Web3 applications depend on RPC availability for read and write operations. A single endpoint strategy is fragile. This guide summarizes reliability patterns that improve uptime during provider incidents, latency spikes, and traffic bursts.
1. Use multi-provider routing
- Route requests across at least two independent RPC providers.
- Prefer latency-aware and error-rate-aware routing over strict round robin.
- Keep provider-specific quirks abstracted behind a stable gateway interface.
2. Active health scoring
- Track p95 latency, timeout ratio, and JSON-RPC error classes per endpoint.

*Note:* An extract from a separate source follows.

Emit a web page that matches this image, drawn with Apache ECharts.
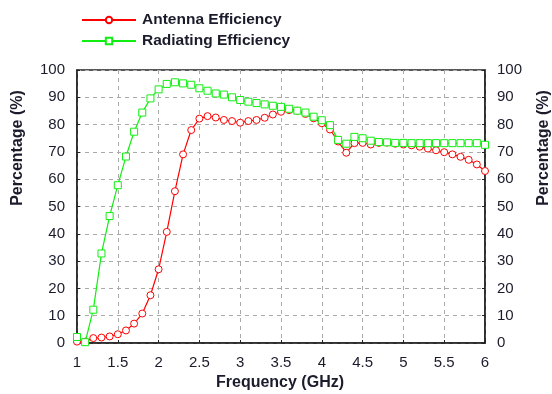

- Apply short cooldowns after failures to prevent rapid oscillation.
- Continuously probe endpoints with lightweight chain state checks.
3. Caching and rate control
- Cache deterministic read calls (for example, block metadata) with bounded TTLs.
- Implement token-bucket rate limits at edge and tenant level.
- Prioritize write and trading-critical traffic during spikes.
4. Fallback and degradation strategy
- Define clear fallback order for providers and regions.
- Serve stale-but-safe cached reads if all upstreams degrade.
- Expose status endpoints and metrics for consumer transparency.
Quick win: implement provider health scoring and automatic failover first. It gives immediate resilience without changing client integrations.